>> start
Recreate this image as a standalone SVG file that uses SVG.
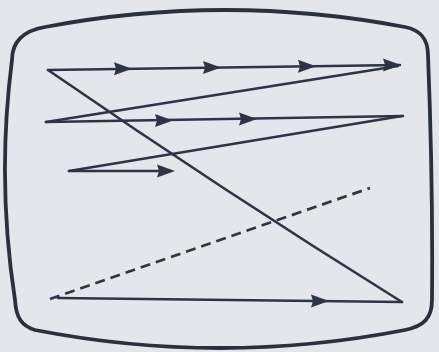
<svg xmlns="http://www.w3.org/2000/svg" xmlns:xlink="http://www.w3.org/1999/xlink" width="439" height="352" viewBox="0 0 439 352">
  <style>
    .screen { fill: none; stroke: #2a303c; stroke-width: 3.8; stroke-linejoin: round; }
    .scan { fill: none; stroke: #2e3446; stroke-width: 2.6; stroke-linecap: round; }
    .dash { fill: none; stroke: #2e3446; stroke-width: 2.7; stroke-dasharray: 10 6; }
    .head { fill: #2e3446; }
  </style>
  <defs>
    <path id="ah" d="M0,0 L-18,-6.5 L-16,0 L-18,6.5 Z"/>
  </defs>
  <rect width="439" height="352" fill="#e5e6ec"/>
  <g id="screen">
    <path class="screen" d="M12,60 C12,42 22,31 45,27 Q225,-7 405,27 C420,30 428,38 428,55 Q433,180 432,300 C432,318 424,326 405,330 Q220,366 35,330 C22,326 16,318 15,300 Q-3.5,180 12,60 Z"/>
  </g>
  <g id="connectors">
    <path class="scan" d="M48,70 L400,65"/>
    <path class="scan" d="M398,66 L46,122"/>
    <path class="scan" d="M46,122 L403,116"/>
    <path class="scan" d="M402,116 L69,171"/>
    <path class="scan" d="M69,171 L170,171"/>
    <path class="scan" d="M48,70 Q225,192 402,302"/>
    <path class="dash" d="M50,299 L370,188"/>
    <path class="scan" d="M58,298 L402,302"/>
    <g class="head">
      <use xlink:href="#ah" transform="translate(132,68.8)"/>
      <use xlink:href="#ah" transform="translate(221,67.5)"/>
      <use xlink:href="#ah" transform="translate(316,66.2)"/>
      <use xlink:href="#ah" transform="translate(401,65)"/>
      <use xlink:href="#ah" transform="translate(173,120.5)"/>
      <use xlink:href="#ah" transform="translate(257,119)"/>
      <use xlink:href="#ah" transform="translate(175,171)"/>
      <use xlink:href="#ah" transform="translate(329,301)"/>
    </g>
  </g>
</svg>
>> end
Instruction » Reproduce the listing word for word and omit its pictures.

Response to this task »
Recreate this image as a standalone SVG file that uses SVG.
<svg xmlns="http://www.w3.org/2000/svg" xmlns:xlink="http://www.w3.org/1999/xlink" width="439" height="352" viewBox="0 0 439 352">
  <style>
    .screen { fill: none; stroke: #2a303c; stroke-width: 3.8; stroke-linejoin: round; }
    .scan { fill: none; stroke: #2e3446; stroke-width: 2.6; stroke-linecap: round; }
    .dash { fill: none; stroke: #2e3446; stroke-width: 2.7; stroke-dasharray: 10 6; }
    .head { fill: #2e3446; }
  </style>
  <defs>
    <path id="ah" d="M0,0 L-18,-6.5 L-16,0 L-18,6.5 Z"/>
  </defs>
  <rect width="439" height="352" fill="#e5e6ec"/>
  <g id="screen">
    <path class="screen" d="M12,60 C12,42 22,31 45,27 Q225,-7 405,27 C420,30 428,38 428,55 Q433,180 432,300 C432,318 424,326 405,330 Q220,366 35,330 C22,326 16,318 15,300 Q-3.5,180 12,60 Z"/>
  </g>
  <g id="connectors">
    <path class="scan" d="M48,70 L400,65"/>
    <path class="scan" d="M398,66 L46,122"/>
    <path class="scan" d="M46,122 L403,116"/>
    <path class="scan" d="M402,116 L69,171"/>
    <path class="scan" d="M69,171 L170,171"/>
    <path class="scan" d="M48,70 Q225,192 402,302"/>
    <path class="dash" d="M50,299 L370,188"/>
    <path class="scan" d="M58,298 L402,302"/>
    <g class="head">
      <use xlink:href="#ah" transform="translate(132,68.8)"/>
      <use xlink:href="#ah" transform="translate(221,67.5)"/>
      <use xlink:href="#ah" transform="translate(316,66.2)"/>
      <use xlink:href="#ah" transform="translate(401,65)"/>
      <use xlink:href="#ah" transform="translate(173,120.5)"/>
      <use xlink:href="#ah" transform="translate(257,119)"/>
      <use xlink:href="#ah" transform="translate(175,171)"/>
      <use xlink:href="#ah" transform="translate(329,301)"/>
    </g>
  </g>
</svg>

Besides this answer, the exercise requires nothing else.